>>>>>
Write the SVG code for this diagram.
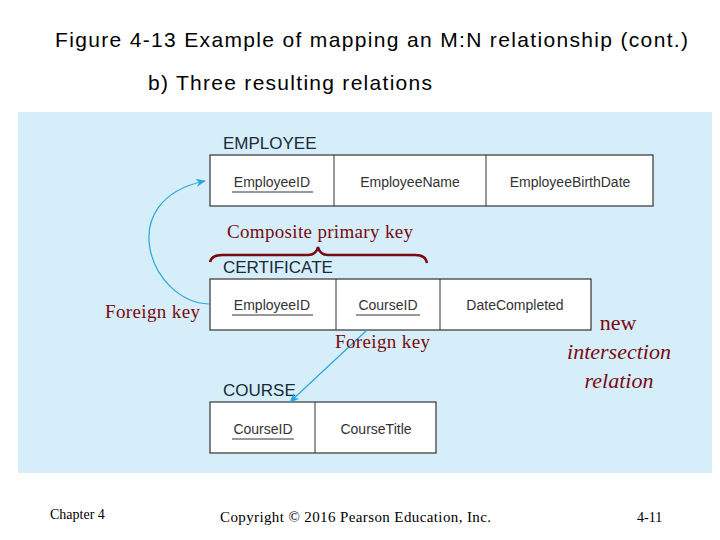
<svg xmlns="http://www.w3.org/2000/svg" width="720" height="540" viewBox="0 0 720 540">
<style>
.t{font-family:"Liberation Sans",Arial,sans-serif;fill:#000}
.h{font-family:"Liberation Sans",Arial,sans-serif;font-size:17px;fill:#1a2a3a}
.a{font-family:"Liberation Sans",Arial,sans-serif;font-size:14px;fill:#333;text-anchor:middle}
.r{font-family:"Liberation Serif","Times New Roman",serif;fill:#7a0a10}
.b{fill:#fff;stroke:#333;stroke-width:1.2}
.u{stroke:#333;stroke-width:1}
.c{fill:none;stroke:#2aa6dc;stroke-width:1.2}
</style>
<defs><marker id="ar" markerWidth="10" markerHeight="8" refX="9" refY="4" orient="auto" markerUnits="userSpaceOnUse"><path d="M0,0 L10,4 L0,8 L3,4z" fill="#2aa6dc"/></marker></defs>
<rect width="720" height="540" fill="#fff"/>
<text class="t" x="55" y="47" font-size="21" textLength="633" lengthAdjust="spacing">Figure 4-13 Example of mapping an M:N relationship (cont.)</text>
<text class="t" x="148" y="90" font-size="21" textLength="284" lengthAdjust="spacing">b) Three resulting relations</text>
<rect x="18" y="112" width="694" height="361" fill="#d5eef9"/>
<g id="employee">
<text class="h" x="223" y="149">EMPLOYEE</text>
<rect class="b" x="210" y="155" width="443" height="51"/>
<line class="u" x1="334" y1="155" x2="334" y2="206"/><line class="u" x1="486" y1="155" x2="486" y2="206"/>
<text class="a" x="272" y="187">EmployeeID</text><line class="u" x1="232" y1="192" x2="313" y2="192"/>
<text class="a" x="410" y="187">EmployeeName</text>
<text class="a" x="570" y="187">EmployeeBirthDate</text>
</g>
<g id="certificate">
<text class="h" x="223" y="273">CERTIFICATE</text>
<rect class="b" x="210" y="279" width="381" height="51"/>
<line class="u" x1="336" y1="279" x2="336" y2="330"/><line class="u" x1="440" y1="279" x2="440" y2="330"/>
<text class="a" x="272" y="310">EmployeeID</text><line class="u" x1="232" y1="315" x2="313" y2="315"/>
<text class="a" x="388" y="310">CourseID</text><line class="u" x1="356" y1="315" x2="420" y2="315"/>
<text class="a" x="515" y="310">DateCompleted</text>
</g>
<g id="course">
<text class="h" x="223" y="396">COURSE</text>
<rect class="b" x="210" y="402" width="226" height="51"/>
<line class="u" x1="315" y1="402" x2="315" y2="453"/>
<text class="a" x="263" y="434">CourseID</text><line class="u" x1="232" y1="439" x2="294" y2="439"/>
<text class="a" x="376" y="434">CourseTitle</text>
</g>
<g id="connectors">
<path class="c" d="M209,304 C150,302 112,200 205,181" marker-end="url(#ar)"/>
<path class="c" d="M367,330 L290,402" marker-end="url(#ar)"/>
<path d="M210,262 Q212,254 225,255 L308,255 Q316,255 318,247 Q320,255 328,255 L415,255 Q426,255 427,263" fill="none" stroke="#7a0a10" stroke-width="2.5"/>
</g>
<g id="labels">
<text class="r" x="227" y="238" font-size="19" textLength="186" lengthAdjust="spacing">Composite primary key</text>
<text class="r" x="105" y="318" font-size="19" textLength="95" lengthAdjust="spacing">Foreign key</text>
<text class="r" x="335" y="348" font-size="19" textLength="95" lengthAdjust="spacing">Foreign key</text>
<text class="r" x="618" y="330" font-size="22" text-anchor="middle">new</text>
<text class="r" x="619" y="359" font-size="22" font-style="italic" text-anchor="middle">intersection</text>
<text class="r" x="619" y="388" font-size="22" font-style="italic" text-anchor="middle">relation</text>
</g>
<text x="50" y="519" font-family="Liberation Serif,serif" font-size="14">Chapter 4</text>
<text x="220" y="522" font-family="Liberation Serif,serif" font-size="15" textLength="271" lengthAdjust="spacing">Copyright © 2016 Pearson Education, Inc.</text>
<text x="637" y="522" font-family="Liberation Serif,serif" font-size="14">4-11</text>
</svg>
<<<<<
>>>>>
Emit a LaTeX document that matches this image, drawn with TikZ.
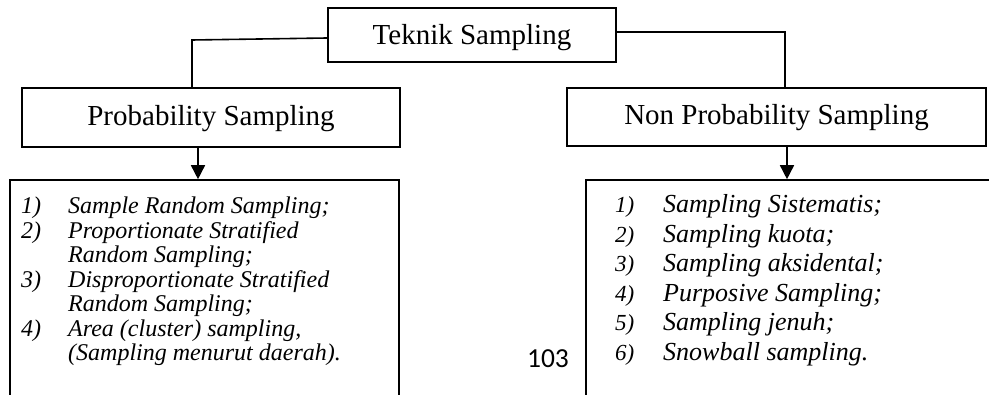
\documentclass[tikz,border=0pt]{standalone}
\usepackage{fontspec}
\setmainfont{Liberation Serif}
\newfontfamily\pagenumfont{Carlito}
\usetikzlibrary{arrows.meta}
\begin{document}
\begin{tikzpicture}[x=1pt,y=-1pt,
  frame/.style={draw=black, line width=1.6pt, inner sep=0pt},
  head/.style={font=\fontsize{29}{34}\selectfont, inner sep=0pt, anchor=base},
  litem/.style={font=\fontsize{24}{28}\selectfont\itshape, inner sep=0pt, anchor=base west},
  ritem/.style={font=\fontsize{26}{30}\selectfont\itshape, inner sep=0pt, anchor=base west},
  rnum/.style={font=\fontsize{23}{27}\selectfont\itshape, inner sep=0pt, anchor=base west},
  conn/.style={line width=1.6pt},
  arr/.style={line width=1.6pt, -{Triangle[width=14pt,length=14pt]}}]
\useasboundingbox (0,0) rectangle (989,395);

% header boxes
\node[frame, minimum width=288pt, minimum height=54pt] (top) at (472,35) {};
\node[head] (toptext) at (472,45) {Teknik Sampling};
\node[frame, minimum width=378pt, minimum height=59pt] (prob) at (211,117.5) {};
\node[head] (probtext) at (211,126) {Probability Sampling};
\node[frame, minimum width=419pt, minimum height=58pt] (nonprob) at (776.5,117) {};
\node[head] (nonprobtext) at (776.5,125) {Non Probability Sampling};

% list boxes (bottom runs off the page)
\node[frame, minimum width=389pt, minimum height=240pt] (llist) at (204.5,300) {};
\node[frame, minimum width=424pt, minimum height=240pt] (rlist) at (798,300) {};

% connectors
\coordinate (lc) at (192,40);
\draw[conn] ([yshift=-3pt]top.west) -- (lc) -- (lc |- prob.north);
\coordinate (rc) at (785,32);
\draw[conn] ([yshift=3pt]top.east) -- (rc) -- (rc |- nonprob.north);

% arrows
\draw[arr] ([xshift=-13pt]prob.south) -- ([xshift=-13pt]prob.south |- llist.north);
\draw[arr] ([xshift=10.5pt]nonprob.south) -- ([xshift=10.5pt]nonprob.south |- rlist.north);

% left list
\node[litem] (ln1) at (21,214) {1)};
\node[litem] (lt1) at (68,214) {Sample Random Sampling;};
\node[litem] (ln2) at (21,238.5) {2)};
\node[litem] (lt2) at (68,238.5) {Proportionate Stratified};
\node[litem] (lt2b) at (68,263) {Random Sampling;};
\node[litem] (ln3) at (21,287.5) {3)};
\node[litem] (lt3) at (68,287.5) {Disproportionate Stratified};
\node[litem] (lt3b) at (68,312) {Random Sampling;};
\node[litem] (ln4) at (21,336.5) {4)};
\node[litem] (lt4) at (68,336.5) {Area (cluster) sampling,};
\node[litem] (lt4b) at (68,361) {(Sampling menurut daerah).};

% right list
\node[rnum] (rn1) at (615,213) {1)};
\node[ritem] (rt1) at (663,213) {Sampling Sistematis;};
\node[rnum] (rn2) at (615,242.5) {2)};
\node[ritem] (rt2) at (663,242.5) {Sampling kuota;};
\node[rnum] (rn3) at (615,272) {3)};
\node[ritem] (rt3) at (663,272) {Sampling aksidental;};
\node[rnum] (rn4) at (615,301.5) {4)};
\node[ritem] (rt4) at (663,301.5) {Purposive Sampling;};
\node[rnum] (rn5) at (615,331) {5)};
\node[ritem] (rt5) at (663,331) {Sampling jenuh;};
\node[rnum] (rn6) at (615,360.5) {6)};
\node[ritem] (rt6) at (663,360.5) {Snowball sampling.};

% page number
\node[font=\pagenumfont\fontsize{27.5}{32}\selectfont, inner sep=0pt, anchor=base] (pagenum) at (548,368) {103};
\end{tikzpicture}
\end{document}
<<<<<
>>>>>
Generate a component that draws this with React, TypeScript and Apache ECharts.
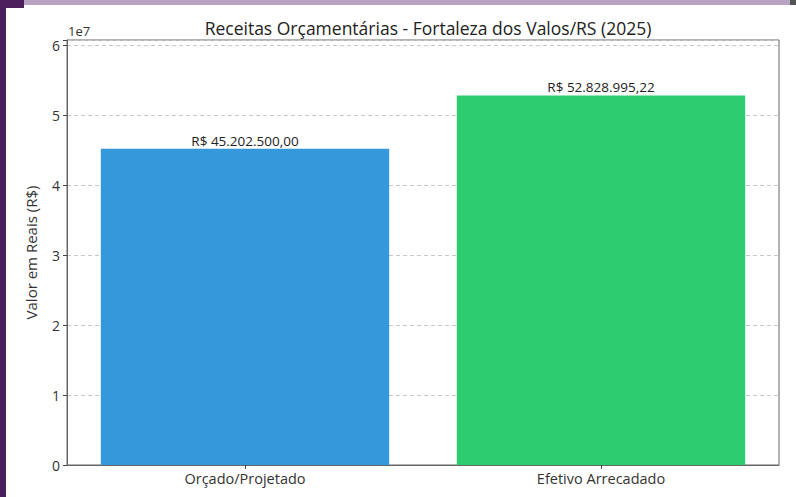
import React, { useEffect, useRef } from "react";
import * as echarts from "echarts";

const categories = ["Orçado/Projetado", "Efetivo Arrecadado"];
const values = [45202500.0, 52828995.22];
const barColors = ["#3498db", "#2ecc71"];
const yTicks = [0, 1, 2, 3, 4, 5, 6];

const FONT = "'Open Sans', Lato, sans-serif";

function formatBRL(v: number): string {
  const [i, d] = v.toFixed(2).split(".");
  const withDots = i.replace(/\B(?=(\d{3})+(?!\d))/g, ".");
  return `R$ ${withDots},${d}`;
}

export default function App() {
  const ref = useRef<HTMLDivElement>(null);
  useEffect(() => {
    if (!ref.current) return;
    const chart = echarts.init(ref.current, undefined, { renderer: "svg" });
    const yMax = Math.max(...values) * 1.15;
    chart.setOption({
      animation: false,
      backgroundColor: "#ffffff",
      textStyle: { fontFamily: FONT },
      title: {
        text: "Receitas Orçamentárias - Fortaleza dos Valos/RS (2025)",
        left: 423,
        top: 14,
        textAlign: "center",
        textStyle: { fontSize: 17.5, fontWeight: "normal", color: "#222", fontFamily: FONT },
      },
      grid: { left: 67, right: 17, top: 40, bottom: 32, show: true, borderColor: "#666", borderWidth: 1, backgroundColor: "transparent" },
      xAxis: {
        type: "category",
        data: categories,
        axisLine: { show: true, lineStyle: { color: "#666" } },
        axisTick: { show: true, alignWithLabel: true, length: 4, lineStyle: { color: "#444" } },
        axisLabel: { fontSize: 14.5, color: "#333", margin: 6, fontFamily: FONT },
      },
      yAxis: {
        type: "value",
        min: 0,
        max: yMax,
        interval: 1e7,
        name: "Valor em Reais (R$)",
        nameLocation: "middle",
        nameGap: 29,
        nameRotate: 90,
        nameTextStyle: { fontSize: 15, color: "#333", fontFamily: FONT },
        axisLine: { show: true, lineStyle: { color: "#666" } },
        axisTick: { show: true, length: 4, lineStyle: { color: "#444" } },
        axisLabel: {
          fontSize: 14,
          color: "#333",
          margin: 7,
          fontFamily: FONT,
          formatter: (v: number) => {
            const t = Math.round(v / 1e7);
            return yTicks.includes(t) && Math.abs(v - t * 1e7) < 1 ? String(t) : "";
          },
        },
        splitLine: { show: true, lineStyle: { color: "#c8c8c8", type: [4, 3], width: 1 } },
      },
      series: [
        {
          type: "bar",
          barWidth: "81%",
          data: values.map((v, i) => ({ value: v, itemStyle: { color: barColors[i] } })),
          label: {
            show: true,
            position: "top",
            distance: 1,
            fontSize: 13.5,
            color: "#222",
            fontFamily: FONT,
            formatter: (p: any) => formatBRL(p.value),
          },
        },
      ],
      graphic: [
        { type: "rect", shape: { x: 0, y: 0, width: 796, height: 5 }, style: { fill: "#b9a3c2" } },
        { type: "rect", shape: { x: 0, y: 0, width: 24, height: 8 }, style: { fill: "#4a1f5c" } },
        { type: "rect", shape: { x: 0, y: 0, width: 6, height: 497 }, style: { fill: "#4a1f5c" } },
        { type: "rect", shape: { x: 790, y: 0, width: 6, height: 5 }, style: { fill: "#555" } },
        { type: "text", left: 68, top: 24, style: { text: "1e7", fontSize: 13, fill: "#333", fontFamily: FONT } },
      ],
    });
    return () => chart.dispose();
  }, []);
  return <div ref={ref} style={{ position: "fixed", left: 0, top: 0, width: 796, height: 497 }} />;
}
<<<<<
- **TASK INSTRUCTIONS**:
Lines from the one with "Generate a component" through the one with "import * as" are the only ones to quote. Quote them exactly and leave out pictures.

- **COMPLETE ANSWER**:
Generate a component that draws this with React, TypeScript and Apache ECharts.
import React, { useEffect, useRef } from "react";
import * as echarts from "echarts";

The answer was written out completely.